Australian renters may be too relaxed when it comes to home security with almost 30 per cent admitting to leaving the house with the door unlocked, new research from SGIC has revealed*.

The survey of 300 Australian shared rental households has revealed how hazardous some roommates can be:

  • 38 per cent have borrowed an item without asking
  • 28 per cent have broken something and not told anyone
  • 10 per cent have removed a smoke alarm battery and not replaced it
  • 6 per cent have left home with the iron on
  • 4 per cent have headed out with cooking on the stove.

SGIC spokesperson Emily Gatt said the research highlighted the additional risks renters with roommates sometimes faced.

“Renters may feel like they're limited in the safety and security steps they can take because they don't own the property.

"These risks may be compounded further when you have roommates because you can't influence what others do and how they live. Around 50 per cent of Australian renters surveyed told us they don’t have home contents insurance.
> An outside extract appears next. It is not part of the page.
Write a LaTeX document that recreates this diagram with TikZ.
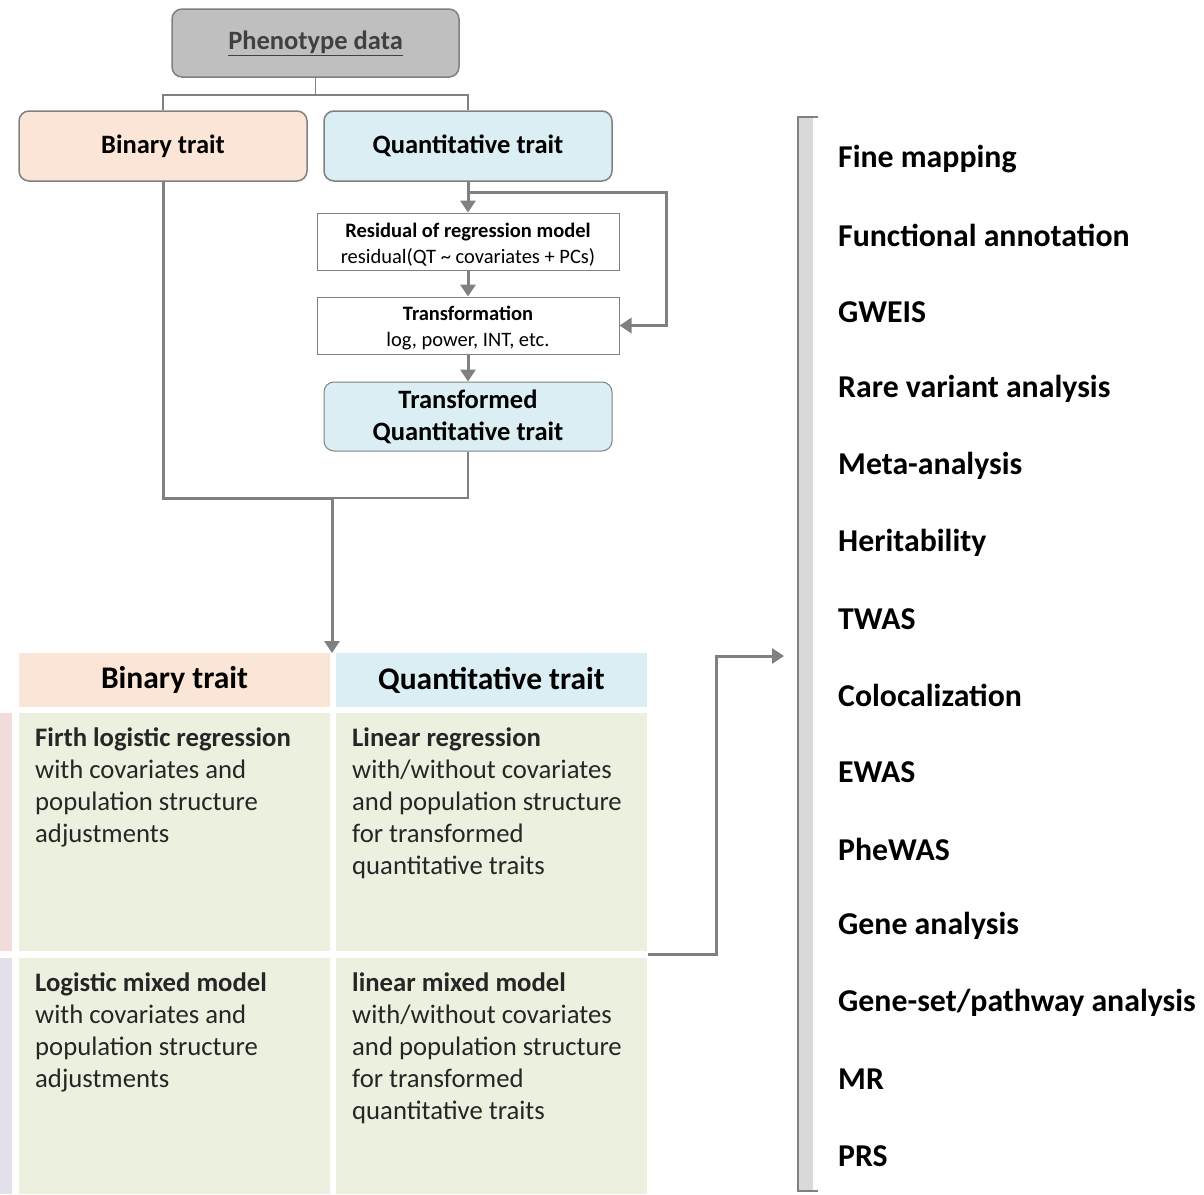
\documentclass[tikz,border=0pt]{standalone}
\usepackage{fontspec}
\setmainfont{Carlito}
\usetikzlibrary{arrows.meta}
\definecolor{boxgray}{HTML}{BFBFBF}
\definecolor{linegray}{HTML}{808080}
\definecolor{peach}{HTML}{FBE5D6}
\definecolor{lblue}{HTML}{DAEEF3}
\definecolor{lgreen}{HTML}{EBF1DE}
\definecolor{spink}{HTML}{F2DCDB}
\definecolor{slav}{HTML}{E4DFEC}
\definecolor{bargray}{HTML}{D9D9D9}
\definecolor{txtdark}{HTML}{262626}
\definecolor{phtxt}{HTML}{404040}
\begin{document}
\begin{tikzpicture}[x=1pt,y=-1pt,
  rbox/.style={draw=linegray, line width=1.5pt, rounded corners=10pt, inner sep=0pt, align=center, font=\fontsize{26.5}{32}\selectfont\bfseries},
  wbox/.style={draw=linegray, line width=1pt, fill=white, inner sep=0pt},
  wtxt/.style={inner sep=0pt, align=center, font=\fontsize{20.5}{26}\selectfont},
  cell/.style={inner sep=0pt, minimum width=311pt},
  celltxt/.style={anchor=north west, inner sep=0pt, align=left, text=txtdark, font=\fontsize{26.7}{32}\selectfont},
  thin/.style={draw=linegray, line width=1.5pt},
  thickl/.style={draw=linegray, line width=3pt},
  arr/.style={draw=linegray, line width=3pt, -{Triangle[length=12pt,width=15pt]}},
  item/.style={anchor=west, inner sep=0pt, font=\fontsize{31.8}{36}\selectfont\bfseries}
]
\useasboundingbox (0,0) rectangle (1204,1194);

% top flow
\node[rbox, fill=boxgray, minimum width=287pt, minimum height=68pt, text=phtxt] (pheno) at (315.5,43) {\underline{Phenotype data}};
\node[rbox, fill=peach, minimum width=288pt, minimum height=70pt] (bin) at (163,146) {\raisebox{-2pt}{Binary trait}};
\node[rbox, fill=lblue, minimum width=288pt, minimum height=70pt] (quant) at (468,146) {\raisebox{-2pt}{Quantitative trait}};
\node[wbox, minimum width=302pt, minimum height=57pt] (resid) at (468,241.5) {};
\node[wtxt] (residt) at ([yshift=-3pt]resid.center) {\textbf{Residual of regression model}\\residual(QT \char`~{} covariates + PCs)};
\node[wbox, minimum width=302pt, minimum height=57pt] (transf) at (468,325.5) {};
\node[wtxt] (transft) at ([yshift=-3pt]transf.center) {\textbf{Transformation}\\log, power, INT, etc.};
\node[rbox, fill=lblue, line width=1pt, minimum width=288pt, minimum height=69pt] (tq) at (468,416.5) {Transformed\\Quantitative trait};

\coordinate (split) at (315.5,95);
\draw[thin] (pheno.south) -- (split);
\draw[thin] (split) -| (bin.north);
\draw[thin] (split) -| (quant.north);

\draw[arr] (quant.south) -- (resid.north);
\coordinate (qsplit) at (468,192);
\coordinate (qright) at (666,192);
\draw[arr] (qsplit) -- (qright) |- (transf.east);
\draw[arr] (resid.south) -- (transf.north);
\draw[arr] (transf.south) -- (tq.north);

\coordinate (join) at (332,498);
\coordinate (tabletop) at (332,653);
\draw[thickl] (bin.south) |- (join);
\draw[thin] (tq.south) |- (join);
\draw[arr] (join) -- (tabletop);

% table
\node[cell, fill=peach, minimum height=54pt, font=\fontsize{31.5}{36}\selectfont\bfseries] (hb) at (174.5,680) {\raisebox{-2pt}{Binary trait}};
\node[cell, fill=lblue, minimum height=54pt, font=\fontsize{31.5}{36}\selectfont\bfseries] (hq) at (491.5,680) {\raisebox{-2pt}{Quantitative trait}};
\node[cell, fill=lgreen, minimum height=238pt] (b1) at (174.5,832) {};
\node[cell, fill=lgreen, minimum height=238pt] (q1) at (491.5,832) {};
\node[cell, fill=lgreen, minimum height=236pt] (b2) at (174.5,1076) {};
\node[cell, fill=lgreen, minimum height=236pt] (q2) at (491.5,1076) {};
\fill[spink] (0,713) rectangle (12,951);
\fill[slav] (0,958) rectangle (12,1194);

\node[celltxt] (b1t) at (35,728) {\textbf{Firth logistic regression}\\with covariates and\\population structure\\adjustments};
\node[celltxt] (q1t) at (352,728) {\textbf{Linear regression}\\with/without covariates\\and population structure\\for transformed\\quantitative traits};
\node[celltxt] (b2t) at (35,973) {\textbf{Logistic mixed model}\\with covariates and\\population structure\\adjustments};
\node[celltxt] (q2t) at (352,973) {\textbf{linear mixed model}\\with/without covariates\\and population structure\\for transformed\\quantitative traits};

% output arrow
\coordinate (outstart) at (648,954);
\coordinate (outturn) at (716,954);
\coordinate (listin) at (784,656);
\draw[arr] (outstart) -- (outturn) |- (listin);

% bracket
\fill[bargray] (799,117) rectangle (813,1191);
\draw[draw=linegray, line width=2.5pt] (818,117) -- (798,117) -- (798,1191) -- (818,1191);

% list
\foreach \t [count=\i from 0] in {Fine mapping,Functional annotation,GWEIS,Rare variant analysis,Meta-analysis,Heritability,TWAS,Colocalization,EWAS,PheWAS,Gene analysis,Gene-set/pathway analysis,MR,PRS}{
  \node[item] (it\i) at (838,159+76.7*\i) {\t};
}
\end{tikzpicture}
\end{document}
This is a worry given in SA our home claims data shows renters claim about one and a half times as much for burglary as owner occupiers**,” said Ms Gatt.

Surveyed roommates also dobbed each other in for not pulling their weight financially (30 per cent), creating mess and not cleaning it up (58 per cent) and scoffing someone else's food and drink (43 per cent).

Ms Gatt said protecting belongings should be as important for renters as finding the right property and roommate.

“If renters walked around their place and tallied up the value of all their items, they would probably be surprised at the total cost of replacing everything,” she said.

SGIC offers renters contents insurance with the ability for roommates to pool their belongings under one policy or take out separate cover.

* Based on a survey of 300 Australian shared rental households by Pure Profile Research in July 2010.

** Based on SGIC home claims data for the financial year 2009–2010.